Existing and Emerging Markets
Geiger-mode lidar technology is best suited to applications requiring:
- rapid collection of detailed imagery
- collection from long distances
- compact systems with high collection rates
Wide-area 3D Mapping of Cities and Regions:
Today in the US there are approximately 100 airborne lidar systems in operation, collecting data for:
- Flood plain mapping
- Infrastructure monitoring
- Environmental monitoring
- 3D underlay for 2D imagery
- Forestry, construction, and mining
- Oil and mineral exploration
- Archeology
- and many more.
Timely Business Intelligence:
Decision makers are more efficient when they have an accurate and current operating picture. 3D lidar can help inform:
- Disaster relief and damage assessment, by enabling automated geometric change detection and trafficiability assessment
- Commodity pricing, based on better plant health assessments on a regional / national scale
- Forestry harvest practices, by measuring tree sizes and ground terrain profiles
- Pipeline and powerline corridor maintenance, by measuring vegetation height and incursion
- Law enforcement and border patrol, by imaging human activity under heavy canopy
Real-time 3D Scene Monitoring:
In the future, one can expect compact and power-efficient 3D sensors to be developed for use in:
- Autonomous navigation of airborne and ground-based vehicles
- Imaging through canopy from small UAVs at kilometer ranges
- Automated 3D object recognition from standoff
Wide-area 3D mapping is accomplished as the airborne lidar scans the ground while flying along. Accurate sensors onboard the aircraft measure its position and orientation; when combined with the laser rangefinder measurements an accurate, geolocated 3D image of the ground is obtained.

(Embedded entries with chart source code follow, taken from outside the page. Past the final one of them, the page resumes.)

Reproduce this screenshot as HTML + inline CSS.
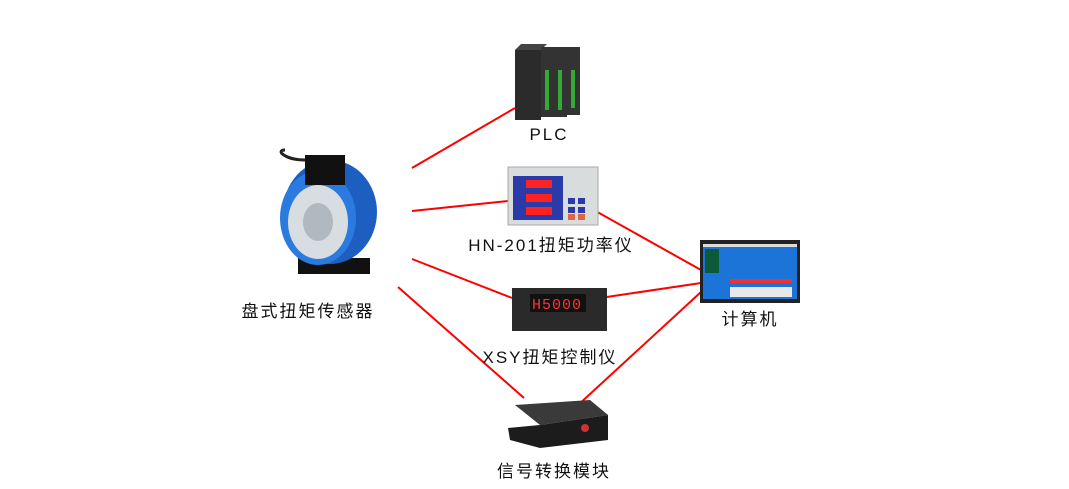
<!DOCTYPE html>
<html><head><meta charset="utf-8"><style>
body{margin:0;width:1069px;height:489px;background:#fff;position:relative;overflow:hidden;font-family:"Liberation Sans","Noto Sans CJK SC",sans-serif;}
.t{position:absolute;font-size:17px;color:#111;letter-spacing:2px;white-space:nowrap;transform:translateX(-50%);}
</style></head><body>
<svg width="1069" height="489" style="position:absolute;left:0;top:0">
<g stroke="#f00" stroke-width="2" fill="none">
<line x1="412" y1="168" x2="515" y2="108"/>
<line x1="412" y1="211" x2="508" y2="201"/>
<line x1="412" y1="259" x2="512" y2="298"/>
<line x1="398" y1="287" x2="524" y2="398"/>
<line x1="592" y1="209" x2="701" y2="270"/>
<line x1="600" y1="298" x2="701" y2="283"/>
<line x1="577" y1="406" x2="701" y2="292"/>
</g>
<g>
<rect x="515" y="50" width="26" height="70" fill="#2b2b2b"/>
<polygon points="515,50 541,50 547,44 521,44" fill="#444"/>
<rect x="541" y="47" width="13" height="70" fill="#333"/>
<rect x="554" y="47" width="13" height="70" fill="#333"/>
<rect x="567" y="47" width="13" height="68" fill="#333"/>
<rect x="545" y="70" width="4" height="40" fill="#3a3"/>
<rect x="558" y="70" width="4" height="40" fill="#3a3"/>
<rect x="571" y="70" width="4" height="38" fill="#3a3"/>
</g>
<rect x="508" y="167" width="90" height="58" fill="#d8dcdc" stroke="#aaa"/>
<rect x="513" y="176" width="50" height="44" fill="#2a3aa8"/>
<g fill="#f22"><rect x="526" y="180" width="26" height="8"/><rect x="526" y="194" width="26" height="8"/><rect x="526" y="207" width="26" height="8"/></g>
<g fill="#2a3aa8"><rect x="568" y="198" width="7" height="6"/><rect x="578" y="198" width="7" height="6"/><rect x="568" y="207" width="7" height="6"/><rect x="578" y="207" width="7" height="6"/></g>
<g fill="#d64"><rect x="568" y="214" width="7" height="6"/><rect x="578" y="214" width="7" height="6"/></g>
<rect x="512" y="288" width="95" height="43" fill="#2a2a2a"/>
<rect x="530" y="294" width="56" height="18" fill="#111"/>
<text x="532" y="309" fill="#f33" font-size="15" font-family="Liberation Mono" letter-spacing="1">H5000</text>
<polygon points="515,405 590,400 608,415 540,425" fill="#3a3a3a"/>
<polygon points="508,428 540,425 608,415 608,440 540,448 510,440" fill="#1c1c1c"/>
<circle cx="585" cy="428" r="4" fill="#c33"/>
<rect x="700" y="240" width="100" height="63" fill="#222"/>
<rect x="703" y="244" width="94" height="55" fill="#1d74d8"/>
<rect x="703" y="244" width="94" height="3" fill="#ddd"/>
<rect x="705" y="249" width="14" height="24" fill="#0b5a3a"/>
<rect x="730" y="287" width="62" height="10" fill="#e8e8e8"/>
<rect x="730" y="279" width="62" height="4" fill="#e33"/>
<rect x="298" y="258" width="72" height="16" fill="#111"/>
<ellipse cx="330" cy="212" rx="47" ry="52" fill="#1d5fc0"/>
<ellipse cx="318" cy="218" rx="38" ry="47" fill="#2a7ae0"/>
<ellipse cx="318" cy="222" rx="30" ry="37" fill="#d8dde2"/>
<ellipse cx="318" cy="222" rx="15" ry="19" fill="#b0b8c0"/>
<rect x="305" y="155" width="40" height="30" fill="#111"/>
<path d="M305,160 C285,160 275,150 285,150" stroke="#222" stroke-width="3" fill="none"/>
</svg>
<div class="t" style="left:549px;top:125px">PLC</div>
<div class="t" style="left:551px;top:231px">HN-201扭矩功率仪</div>
<div class="t" style="left:550px;top:343px">XSY扭矩控制仪</div>
<div class="t" style="left:554px;top:457px">信号转换模块</div>
<div class="t" style="left:750px;top:305px">计算机</div>
<div class="t" style="left:308px;top:297px">盘式扭矩传感器</div>
</body></html>
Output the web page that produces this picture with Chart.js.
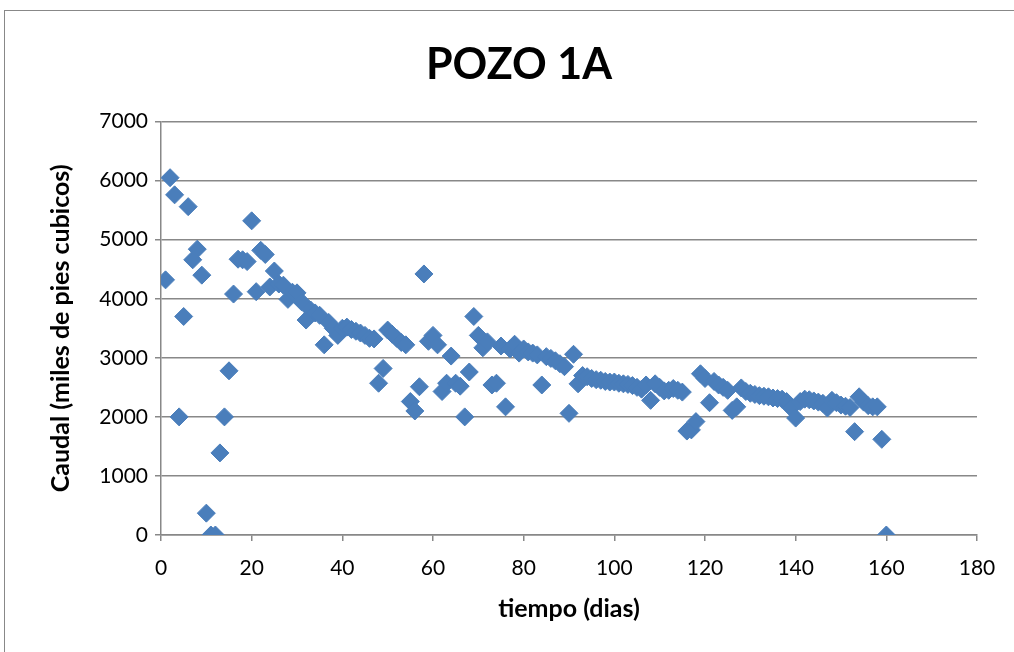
<!DOCTYPE html>
<html>
<head>
<meta charset="utf-8">
<script src="https://cdn.jsdelivr.net/npm/chart.js@4"></script>
<style>
  html, body { margin: 0; padding: 0; background: #fff; }
  #wrap { width: 1014px; height: 652px; }
</style>
</head>
<body>
<div id="wrap"><canvas id="pozo" width="1014" height="652"></canvas></div>
<script>
const dias = [
  1, 2, 3, 4, 5, 6, 7, 8, 9, 10, 11, 12, 13, 14, 15, 16, 17, 18, 19, 20,
  21, 22, 23, 24, 25, 26, 27, 28, 29, 30, 31, 32, 33, 34, 35, 36, 37, 38, 39, 40,
  41, 42, 43, 44, 45, 46, 47, 48, 49, 50, 51, 52, 53, 54, 55, 56, 57, 58, 59, 60,
  61, 62, 63, 64, 65, 66, 67, 68, 69, 70, 71, 72, 73, 74, 75, 76, 77, 78, 79, 80,
  81, 82, 83, 84, 85, 86, 87, 88, 89, 90, 91, 92, 93, 94, 95, 96, 97, 98, 99, 100,
  101, 102, 103, 104, 105, 106, 107, 108, 109, 110, 111, 112, 113, 114, 115, 116, 117, 118, 119, 120,
  121, 122, 123, 124, 125, 126, 127, 128, 129, 130, 131, 132, 133, 134, 135, 136, 137, 138, 139, 140,
  141, 142, 143, 144, 145, 146, 147, 148, 149, 150, 151, 152, 153, 154, 155, 156, 157, 158, 159, 160
];

const caudal = [
  4320, 6050, 5760, 2000, 3700, 5560, 4660, 4840, 4400, 370,
  0, 0, 1390, 2000, 2780, 4080, 4670, 4660, 4630, 5320,
  4120, 4820, 4750, 4200, 4470, 4250, 4230, 3990, 4110, 4100,
  3950, 3640, 3810, 3760, 3720, 3220, 3600, 3500, 3380, 3500,
  3520, 3480, 3450, 3420, 3380, 3330, 3320, 2570, 2820, 3470,
  3400, 3330, 3260, 3220, 2260, 2100, 2510, 4420, 3280, 3380,
  3220, 2430, 2570, 3030, 2570, 2520, 2000, 2760, 3700, 3380,
  3170, 3270, 2540, 2570, 3200, 2170, 3150, 3230, 3080, 3150,
  3100, 3080, 3050, 2540, 3020, 2990, 2950, 2900, 2850, 2060,
  3060, 2560, 2700, 2680, 2650, 2630, 2620, 2600, 2590, 2590,
  2570, 2560, 2550, 2530, 2500, 2470, 2540, 2280, 2560, 2500,
  2440, 2450, 2480, 2450, 2420, 1760, 1780, 1920, 2730, 2650,
  2240, 2600, 2540, 2500, 2450, 2110, 2170, 2490, 2430, 2400,
  2380, 2360, 2350, 2340, 2320, 2310, 2300, 2260, 2150, 1980,
  2260, 2300, 2290, 2270, 2250, 2230, 2150, 2280, 2240, 2200,
  2180, 2160, 1750, 2340, 2250, 2190, 2170, 2170, 1620, 0
];

const xTicks = { min: 0, max: 180, step: 20 };
const yTicks = { min: 0, max: 7000, step: 1000 };

const puntos = dias.map((d, i) => ({ x: d, y: caudal[i] }));

const marco = {
  id: 'marco',
  beforeDraw(chart) {
    const ctx = chart.ctx;
    ctx.save();
    ctx.fillStyle = '#fff';
    ctx.fillRect(0, 0, chart.width, chart.height);
    ctx.strokeStyle = '#888';
    ctx.lineWidth = 1;
    ctx.strokeRect(4.5, 10.5, 1100, 700);
    ctx.restore();
  }
};

const gris = '#888888';

new Chart(document.getElementById('pozo'), {
  type: 'scatter',
  data: {
    datasets: [{
      label: 'Caudal',
      data: puntos,
      pointStyle: 'rectRot',
      pointRadius: 9,
      pointHoverRadius: 9,
      backgroundColor: '#4A7EBB',
      borderColor: '#4A7EBB',
      borderWidth: 1
    }]
  },
  options: {
    responsive: false,
    animation: false,
    layout: { padding: { left: 24, right: 0, top: 0, bottom: 0 } },
    plugins: {
      legend: { display: false },
      tooltip: { enabled: false },
      title: {
        display: true,
        text: 'POZO 1A',
        color: '#000',
        font: { family: 'Lato', size: 43, weight: 'bold', lineHeight: 1.2 },
        padding: { top: 39, bottom: 31 }
      }
    },
    scales: {
      x: {
        type: 'linear',
        min: xTicks.min,
        max: xTicks.max,
        afterFit: (s) => { s.height = 117; },
        ticks: {
          stepSize: xTicks.step,
          color: '#000',
          padding: 15,
          font: { family: 'Lato', size: 21 }
        },
        grid: { drawOnChartArea: false, drawTicks: true, tickLength: 6, color: gris, lineWidth: 1.5 },
        border: { color: gris, width: 1.5 },
        title: {
          display: true,
          text: 'tiempo (dias)',
          color: '#000',
          font: { family: 'Lato', size: 25, weight: 'bold', lineHeight: 1.2 },
          padding: { top: 0, bottom: 28 }
        }
      },
      y: {
        min: yTicks.min,
        max: yTicks.max,
        afterFit: (s) => { s.width = 137; },
        ticks: {
          stepSize: yTicks.step,
          color: '#000',
          padding: 7,
          font: { family: 'Lato', size: 21 },
          callback: (v) => String(v)
        },
        grid: { color: gris, lineWidth: 1.5, tickLength: 6 },
        border: { color: gris, width: 1.5 },
        title: {
          display: true,
          text: 'Caudal (miles de pies cubicos)',
          color: '#000',
          font: { family: 'Lato', size: 25, weight: 'bold', lineHeight: 1.2 },
          padding: { top: 22, bottom: 0 }
        }
      },
      derecha: {
        position: 'right',
        min: yTicks.min,
        max: yTicks.max,
        afterFit: (s) => { s.width = 37; },
        ticks: { display: false },
        grid: { display: false },
        border: { display: false }
      }
    }
  },
  plugins: [marco]
});
</script>
</body>
</html>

The ALIRT airborne lidar sensor was summoned to Haiti immediately after the disastrous earthquake in 2010. It rapidly mapped cities and towns, providing to the humanitarian assistance teams valuable information about where trucks could drive, where helicopters could land, what buildings were destroyed, where refugee camps were growing or shrinking, where the spring rains would flood vulnerable camps. The false-color image below shows the crumbling tax office and deep rubble blocking the street. The transect across the rubble, shown in the inset, indicates the depth of the debris.